How would Land Valuation Taxation clear up dilapidated buildings?


Because it acts as a holding cost. I remember stories about redundant
factories being bought and demolished or have their roofs removed so
as not to pay rates. In some cases this hastens the inevitable; in
other cases potentially reusable buildings are destroyed.

Here in Australia we have land tax - all properties are revalued
every couple of years and your rate notice shows the land value and
rateable value. In Victoria if you own land other than your own home
whose total value is greater than $250K (£165K) you pay land tax on
a sliding scale of 0.25%-2.25%. If you incur this tax on land that
is not income producing you cannot treat it as a taxable expense: it
increases the cost base of the land for Capital Gains purposes. So
if you own ten BTL houses all rented out, your land tax is set
against the rents for tax purposes. If you buy a piece of land and
are just sitting on it, you pay land tax, no tax relief (until you
sell), an encouragement to bring it back into beneficial use.

The one quirk is that it is a State Tax so BTL owners with lots of
properties can mitigate its effect by buying in more than one state.

--
Tony Bryer, Greentram: 'Software to build on',
Melbourne, Australia www.greentram.com


Here in Malvern (UK) some local land lord has demolished an empty
"Industrial Unit" to avoid paying local council tax.
He had the rubble piled up and put a notice on top to that effect.
Was in the local papers.


So he now pays ZERO tax. A parasite. With Land Valuation Tax he would have
no need to demolish the building. The levy is on the land whether there is
a building on it or not. If he can't make productive use of the land then he
sell it to someone who can. LVT forces productive use of land.

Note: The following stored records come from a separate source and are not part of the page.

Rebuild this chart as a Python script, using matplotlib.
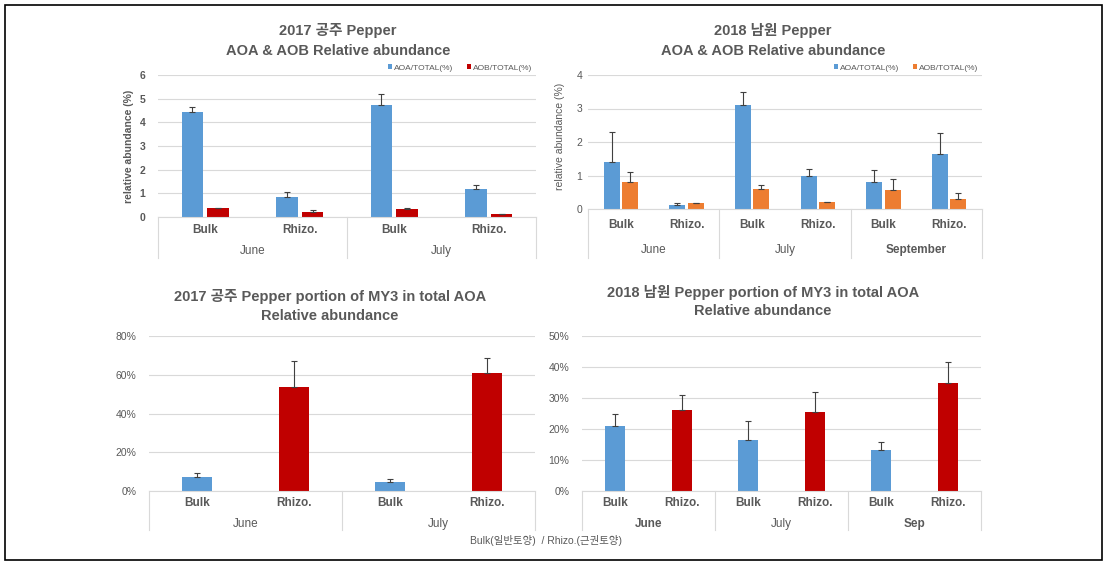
import matplotlib
matplotlib.use("Agg")
import matplotlib.pyplot as plt
from matplotlib.patches import Rectangle
from matplotlib.ticker import PercentFormatter

plt.rcParams['font.family'] = ['Liberation Sans', 'Noto Sans CJK KR', 'DejaVu Sans']

# ---------------- data ----------------
cats17 = ["Bulk", "Rhizo.", "Bulk", "Rhizo."]
months17 = ["June", "July"]
aoa17 = [4.42, 0.83, 4.73, 1.19]
aoa17_err = [0.21, 0.21, 0.45, 0.17]
aob17 = [0.37, 0.21, 0.35, 0.11]
aob17_err = [0.02, 0.09, 0.03, 0.03]

cats18 = ["Bulk", "Rhizo.", "Bulk", "Rhizo.", "Bulk", "Rhizo."]
months18 = ["June", "July", "September"]
aoa18 = [1.40, 0.13, 3.11, 1.00, 0.81, 1.65]
aoa18_err = [0.89, 0.05, 0.38, 0.19, 0.35, 0.61]
aob18 = [0.82, 0.17, 0.61, 0.20, 0.58, 0.31]
aob18_err = [0.28, 0.02, 0.11, 0.02, 0.31, 0.16]

my3_17 = [0.074, 0.536, 0.045, 0.607]
my3_17_err = [0.021, 0.133, 0.019, 0.077]
my3_18 = [0.210, 0.261, 0.165, 0.254, 0.131, 0.347]
my3_18_err = [0.040, 0.050, 0.062, 0.064, 0.028, 0.069]
months18b = ["June", "July", "Sep"]

legend_labels = ["AOA/TOTAL(%)", "AOB/TOTAL(%)"]
footer = "Bulk(일반토양)  / Rhizo.(근권토양)"

BLUE = "#5B9BD5"
RED = "#C00000"
ORANGE = "#ED7D31"
GRID = "#D9D9D9"
TXT = "#595959"
ERR = "#404040"

W, H = 1108, 563
fig = plt.figure(figsize=(W / 100, H / 100), dpi=100)


def add_ax(x0, x1, ytop, ybot):
    return fig.add_axes([x0 / W, 1 - ybot / H, (x1 - x0) / W, (ybot - ytop) / H])


def style(ax, ymax, yticks, band_px, lab_px, mon_px, months, cats, ax_h,
          tickbold=False, fmt=None, pad=4, monbold=()):
    ax.set_ylim(0, ymax)
    ax.set_xlim(-0.5, len(cats) - 0.5)
    ax.set_yticks(yticks)
    if fmt is not None:
        ax.yaxis.set_major_formatter(fmt)
    ax.grid(axis='y', color=GRID, linewidth=0.8)
    ax.set_axisbelow(True)
    for s in ['top', 'right', 'left']:
        ax.spines[s].set_visible(False)
    ax.spines['bottom'].set_color(GRID)
    ax.spines['bottom'].set_linewidth(0.8)
    ax.tick_params(axis='y', length=0, pad=pad, labelsize=7.5, labelcolor=TXT)
    if tickbold:
        for t in ax.get_yticklabels():
            t.set_fontweight('bold')
    ax.set_xticks([])
    tr = ax.get_xaxis_transform()
    nper = len(cats) // len(months)
    for k in range(len(months) + 1):
        xs = k * nper - 0.5
        ax.plot([xs, xs], [0, -band_px / ax_h], color=GRID, linewidth=0.8,
                transform=tr, clip_on=False)
    for i, c in enumerate(cats):
        ax.text(i, -lab_px / ax_h, c, transform=tr, ha='center', va='center',
                fontsize=8.5, fontweight='bold', color=TXT)
    for k, m in enumerate(months):
        xc = k * nper + (nper - 1) / 2
        ax.text(xc, -mon_px / ax_h, m, transform=tr, ha='center', va='center',
                fontsize=8.5, color=TXT, fontweight='bold' if m in monbold else 'normal')


ekw = dict(fmt='none', ecolor=ERR, elinewidth=0.8, capsize=2.5, capthick=0.8)
lkw = dict(loc='lower right', bbox_to_anchor=(1.0, 0.995), ncol=2, frameon=False,
           fontsize=6, handlelength=0.45, handleheight=0.45, handletextpad=0.25,
           columnspacing=1.6, borderpad=0, labelcolor=TXT)

# ---------- panel 1 ----------
ax1 = add_ax(158, 536, 75, 217)
x = list(range(len(cats17)))
w1, o1 = 0.23, 0.135
xa = [i - o1 for i in x]
xb = [i + o1 for i in x]
ax1.bar(xa, aoa17, width=w1, color=BLUE, label=legend_labels[0], zorder=2)
ax1.bar(xb, aob17, width=w1, color=RED, label=legend_labels[1], zorder=2)
ax1.errorbar(xa, aoa17, yerr=[[0] * 4, aoa17_err], zorder=3, **ekw)
ax1.errorbar(xb, aob17, yerr=[[0] * 4, aob17_err], zorder=3, **ekw)
style(ax1, 6, range(0, 7), 41, 13, 34, months17, cats17, 142, tickbold=True, pad=9)
ax1.set_ylabel("relative abundance (%)", fontsize=7.5, fontweight='bold', color=TXT)
ax1.yaxis.set_label_coords(-0.063, 0.5)
ax1.legend(**lkw)

# ---------- panel 2 ----------
ax2 = add_ax(588, 982, 75, 209)
x = list(range(len(cats18)))
w2, o2 = 0.24, 0.14
xa = [i - o2 for i in x]
xb = [i + o2 for i in x]
ax2.bar(xa, aoa18, width=w2, color=BLUE, label=legend_labels[0], zorder=2)
ax2.bar(xb, aob18, width=w2, color=ORANGE, label=legend_labels[1], zorder=2)
ax2.errorbar(xa, aoa18, yerr=[[0] * 6, aoa18_err], zorder=3, **ekw)
ax2.errorbar(xb, aob18, yerr=[[0] * 6, aob18_err], zorder=3, **ekw)
style(ax2, 4, range(0, 5), 49, 16, 41, months18, cats18, 134, pad=4,
      monbold=("September",))
ax2.set_ylabel("relative abundance (%)", fontsize=7.5, color=TXT)
ax2.yaxis.set_label_coords(-0.058, 0.54)
ax2.legend(**lkw)

# ---------- panel 3 ----------
ax3 = add_ax(149, 535, 336, 491)
x = list(range(len(cats17)))
cols = [BLUE, RED] * 2
ax3.bar(x, my3_17, width=0.31, color=cols, zorder=2)
ax3.errorbar(x, my3_17, yerr=[[0] * 4, my3_17_err], zorder=3, **ekw)
style(ax3, 0.8, [0, 0.2, 0.4, 0.6, 0.8], 39, 12, 33, months17, cats17, 155,
      fmt=PercentFormatter(1.0, decimals=0), pad=9)

# ---------- panel 4 ----------
ax4 = add_ax(582, 981, 336, 491)
x = list(range(len(cats18)))
cols = [BLUE, RED] * 3
ax4.bar(x, my3_18, width=0.30, color=cols, zorder=2)
ax4.errorbar(x, my3_18, yerr=[[0] * 6, my3_18_err], zorder=3, **ekw)
style(ax4, 0.5, [0, 0.1, 0.2, 0.3, 0.4, 0.5], 39, 12, 33, months18b, cats18, 155,
      fmt=PercentFormatter(1.0, decimals=0), pad=9, monbold=("June", "Sep"))

# ---------- titles ----------
tkw = dict(ha='center', va='center', fontsize=10.5, fontweight='bold', color=TXT)
fig.text(338 / W, 1 - 31 / H, "2017 공주 Pepper", **tkw)
fig.text(338 / W, 1 - 51 / H, "AOA & AOB Relative abundance", **tkw)
fig.text(773 / W, 1 - 31 / H, "2018 남원 Pepper", **tkw)
fig.text(773 / W, 1 - 51 / H, "AOA & AOB Relative abundance", **tkw)
fig.text(330 / W, 1 - 296 / H, "2017 공주 Pepper portion of MY3 in total AOA", **tkw)
fig.text(330 / W, 1 - 316 / H, "Relative abundance", **tkw)
fig.text(763 / W, 1 - 292 / H, "2018 남원 Pepper portion of MY3 in total AOA", **tkw)
fig.text(763 / W, 1 - 311 / H, "Relative abundance", **tkw)

fig.text(546 / W, 1 - 540 / H, footer, ha='center', va='center', fontsize=7.5, color=TXT)

fig.patches.append(Rectangle((5 / W, 1 - 560 / H), 1097 / W, 555 / H, transform=fig.transFigure,
                             fill=False, edgecolor='black', linewidth=1.2))

fig.savefig("out.png", dpi=100)
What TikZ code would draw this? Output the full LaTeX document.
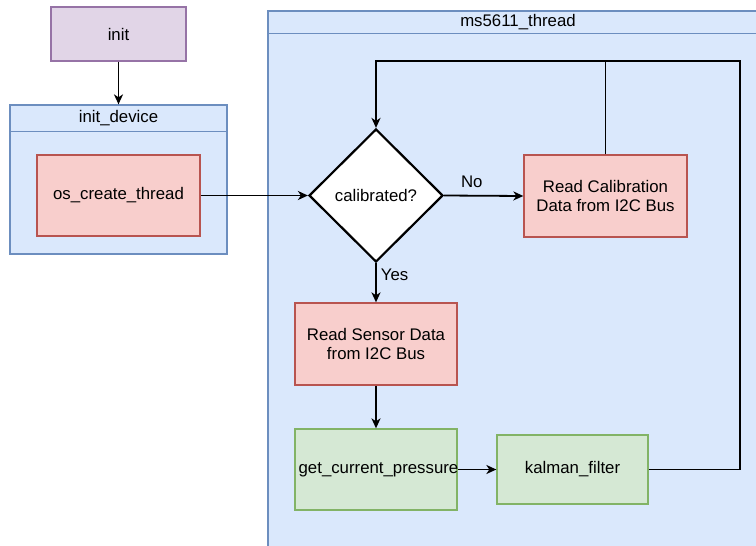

Johannesburg, South Africa has no tax on buildings. The entire property tax
is on land values and makes a super-city froma cvity hat shoudl have dropped
toa town long ago. Mason Gaffney, a highly respected land economist and
Professor of Economics at UC Riverside, visited Johannesburg. This is what
he said about it.

"The miracle of Johannesburg: Jo-burg is a Bootstrap City. It should have
died when its gold mines played out, like a proper mining boomtown; instead
it remains as the economic capital of its nation and half a continent.

"Johannesburg defies most laws of urban economics, e.g. that mines create no
great cities. Explainers still site the mines, but its mines have played
out; it should now be a ghost town. It has no harbor, no water
transportation, nor even any gravity water supply. It is, in fact, on a
ridge top, the Rand or "reef," at an elevation of 5,000 ft. Unlike Chicago
or Boston, it has no sunburst of rail lines, except perhaps what it has
attracted itself. It is "on the main rail line," Explainers say, but so are
1000 miles of other sites. The natural site lacks outstanding amenities, and
certainly can't hold a candle to Cape Town. Jo-burg has no governmental
economic base. Surrounding farmland is poor.

Why Johannesburg? Why is it the largest city, the center of finance,
industry, commerce, and international air travel? As a public finance
economist I may overvalue incentive taxation, but Jo-burg has it. The
property tax is on site value only, and at a high rate: they tell me it is
4%. This is what makes Jo-burg distinctive. Challenge and response: Jo-burg
had to do something right in order to survive, and that is what it did. It
not only survived, it became and remains Number One. Give me a better
explanation and I'll back off. I haven't heard one yet."